When it is time to take you on my lap here is
my chest for your elbow’s prodding when
you find yourself annoyed
I mean, at least he’s anticipating her annoyance, I guess. But I still don’t feel he’s making the strongest case for himself. Let’s contrast with Aja, the prince who eventually wins her:
Here, good lady, be seated on my lap,
so long have I been pining for you
who comes to me like a rain cloud
(A much more nicely-phrased invitation, in my opinion)
You are the fine showers of my poetic
rapture, disappearing when regarded too
closely, but turning into gentle rainfall
when you allow me to take you on my lap
What’s with the lap obsession? The tropes in medieval Javanese love poetry seem to be: annoyed women, shared sleeping mats, languorous undressing, fingernail wounds, and lap-sitting, rain (lots of rain) and mutual hair-combing. To wit:
You alone, noble lady, will be the cause of slightly swollen nail scratches
Be still, my heart.
The last poem, the Bhasa Tanakung, is subtitled “The lament of Tanakung, ‘he who is without desire.'” But that turns out to be more of an aspirational than descriptive name, given that the whole poem is an alternately bitter and yearning paean to unrequited love. Tanakung’s lover’s father has arranged her marriage to someone else, and Tanakung is:
Disappointed–for she was reluctant to follow me in my vow to seek death,
Mistaken–for considering she might love me, if only because of my great longing
Um. Right. Great. A medieval Javanese Nice Guy© (“But I held the door open for you! WHY won’t you kill yourself with me?”).
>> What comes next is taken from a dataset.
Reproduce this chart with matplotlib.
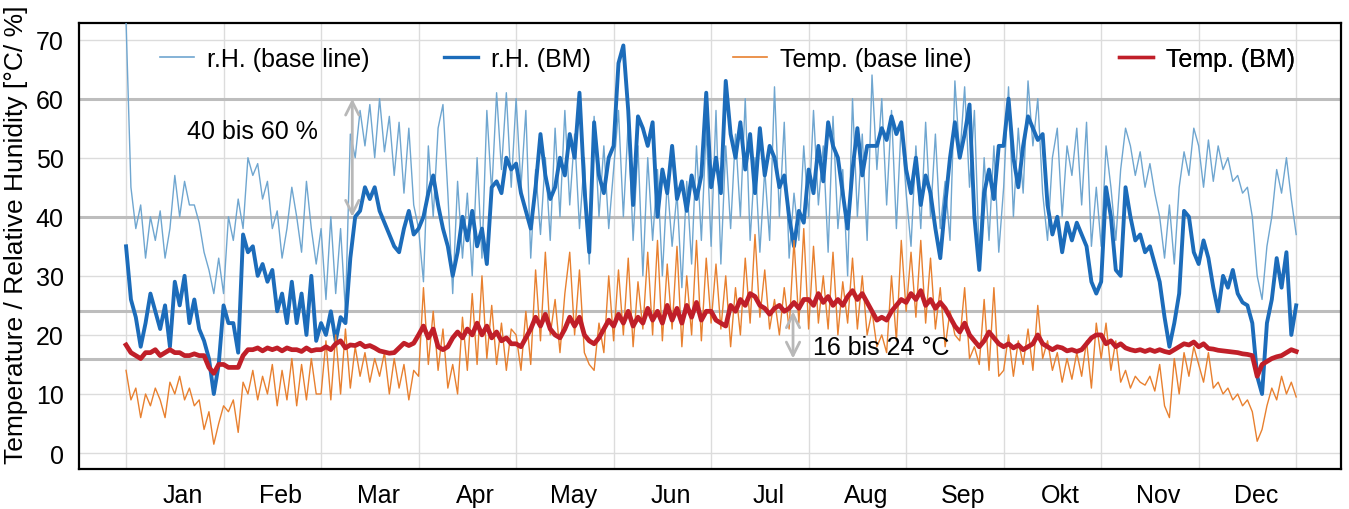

And on that note, my foray into Javanese love poetry is complete. All kidding aside, there’s some interesting and lovely and romantic stuff there, though maybe a little too esoteric to put into your wedding vows (“…and I promise to always smooth out your eyebrows when they arch in faint annoyance, and to help rearrange your coiffure when it is damp from the exertions of pleasure…”). The book is free, the link is up at the top of the page, I bid you to go and spend half an hour thinking about the sexual exploits of medieval Javanese royalty.